**EXERCISE:** Go through the records below from the first line and print each one exactly, stopping after the line that contains "colors = ['#7db84a', '#c5dfa2', '#ffc000', '#f4aea7', '#e8503f']". Do not print pictures or anything past that line.

=== DATA IN THIS EXERCISE ===

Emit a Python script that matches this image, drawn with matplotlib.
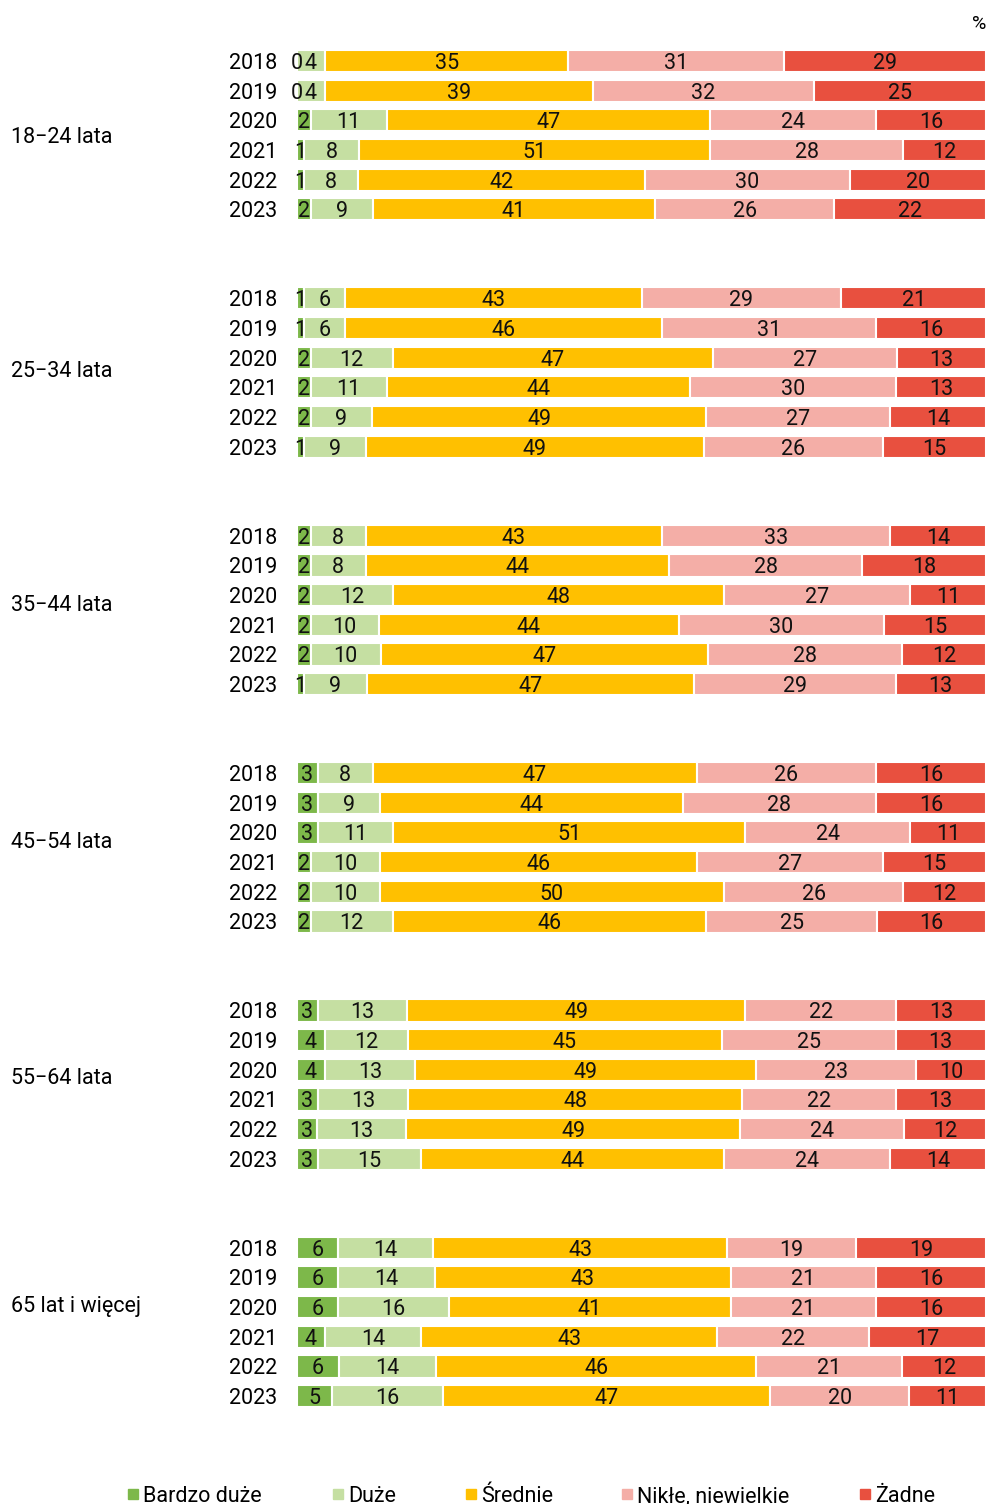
import numpy as np
import matplotlib.pyplot as plt
from matplotlib.patches import Rectangle
from matplotlib.transforms import blended_transform_factory

plt.rcParams['font.family'] = ['Roboto', 'DejaVu Sans']

groups = ['18\u221224 lata', '25\u221234 lata', '35\u221244 lata',
          '45\u221254 lata', '55\u221264 lata', '65 lat i więcej']
years = ['2018', '2019', '2020', '2021', '2022', '2023']
categories = ['Bardzo duże', 'Duże', 'Średnie', 'Nikłe, niewielkie', 'Żadne']
colors = ['#7db84a', '#c5dfa2', '#ffc000', '#f4aea7', '#e8503f']

# one row per year, columns follow categories
g18_24 = [[0, 4, 35, 31, 29], [0, 4, 39, 32, 25], [2, 11, 47, 24, 16],
          [1, 8, 51, 28, 12], [1, 8, 42, 30, 20], [2, 9, 41, 26, 22]]
g25_34 = [[1, 6, 43, 29, 21], [1, 6, 46, 31, 16], [2, 12, 47, 27, 13],
          [2, 11, 44, 30, 13], [2, 9, 49, 27, 14], [1, 9, 49, 26, 15]]
g35_44 = [[2, 8, 43, 33, 14], [2, 8, 44, 28, 18], [2, 12, 48, 27, 11],
          [2, 10, 44, 30, 15], [2, 10, 47, 28, 12], [1, 9, 47, 29, 13]]
g45_54 = [[3, 8, 47, 26, 16], [3, 9, 44, 28, 16], [3, 11, 51, 24, 11],
          [2, 10, 46, 27, 15], [2, 10, 50, 26, 12], [2, 12, 46, 25, 16]]
g55_64 = [[3, 13, 49, 22, 13], [4, 12, 45, 25, 13], [4, 13, 49, 23, 10],
          [3, 13, 48, 22, 13], [3, 13, 49, 24, 12], [3, 15, 44, 24, 14]]
g65 = [[6, 14, 43, 19, 19], [6, 14, 43, 21, 16], [6, 16, 41, 21, 16],
       [4, 14, 43, 22, 17], [6, 14, 46, 21, 12], [5, 16, 47, 20, 11]]

all_groups = [g18_24, g25_34, g35_44, g45_54, g55_64, g65]

FS = 15.5
W, H = 989, 1504
fig = plt.figure(figsize=(W / 100, H / 100), dpi=100)
row_px = 29.67
first_px = 61
top_px = first_px - row_px
bot_px = first_px + 46 * row_px
ax = fig.add_axes([297 / W, 1 - bot_px / H, 689 / W, (bot_px - top_px) / H])

ypos = []
ylabels = []
for g, data in enumerate(all_groups):
    for r, row in enumerate(data):
        y = g * 8 + r
        vals = np.array(row, dtype=float)
        widths = vals / vals.sum() * 100
        left = 0
        for k in range(len(categories)):
            ax.barh(y, widths[k], left=left, height=0.75, color=colors[k],
                    edgecolor='white', linewidth=1.5)
            ax.text(left + widths[k] / 2, y, str(row[k]), ha='center',
                    va='center_baseline', fontsize=FS, color='#111111')
            left += widths[k]
        ypos.append(y)
        ylabels.append(years[r])

ax.set_xlim(0, 100)
ax.set_ylim(46, -1)
ax.set_yticks(ypos)
ax.set_yticklabels(ylabels, fontsize=FS, va='center_baseline')
ax.tick_params(axis='y', length=0, pad=14)
ax.set_xticks([])
for s in ax.spines.values():
    s.set_visible(False)

# group names sit a little above the middle of their block
label_offset = [2.5, 2.37, 2.27, 2.25, 2.2, 1.9]
trans = blended_transform_factory(fig.transFigure, ax.transData)
for g, name in enumerate(groups):
    ax.text(11 / W, g * 8 + label_offset[g], name, transform=trans, ha='left',
            va='center_baseline', fontsize=FS)

fig.text(986 / W, 1 - 24 / H, '%', ha='right', va='center', fontsize=14)

# legend along the bottom
leg_x = [128, 333, 466, 622, 860]
leg_y = 1 - 1494 / H
for k, name in enumerate(categories):
    fig.patches.append(Rectangle((leg_x[k] / W, leg_y - 5 / H), 10 / W, 10 / H,
                                 transform=fig.transFigure, color=colors[k]))
    fig.text((leg_x[k] + 15) / W, leg_y, name, ha='left', va='center_baseline',
             fontsize=FS)

fig.savefig('out.png', dpi=100)
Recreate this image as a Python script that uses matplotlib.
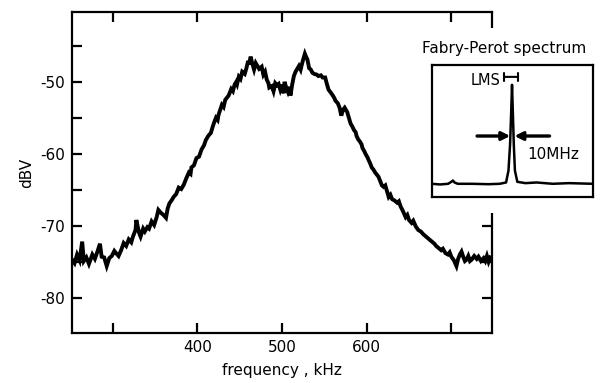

===

**RESULT OF THIS EXERCISE:**
Emit a Python script that matches this image, drawn with matplotlib.
import numpy as np
import matplotlib.pyplot as plt
from matplotlib.patches import Rectangle
from matplotlib.transforms import blended_transform_factory

plt.rcParams['font.family'] = ['Roboto', 'DejaVu Sans']

groups = ['18\u221224 lata', '25\u221234 lata', '35\u221244 lata',
          '45\u221254 lata', '55\u221264 lata', '65 lat i więcej']
years = ['2018', '2019', '2020', '2021', '2022', '2023']
categories = ['Bardzo duże', 'Duże', 'Średnie', 'Nikłe, niewielkie', 'Żadne']
colors = ['#7db84a', '#c5dfa2', '#ffc000', '#f4aea7', '#e8503f']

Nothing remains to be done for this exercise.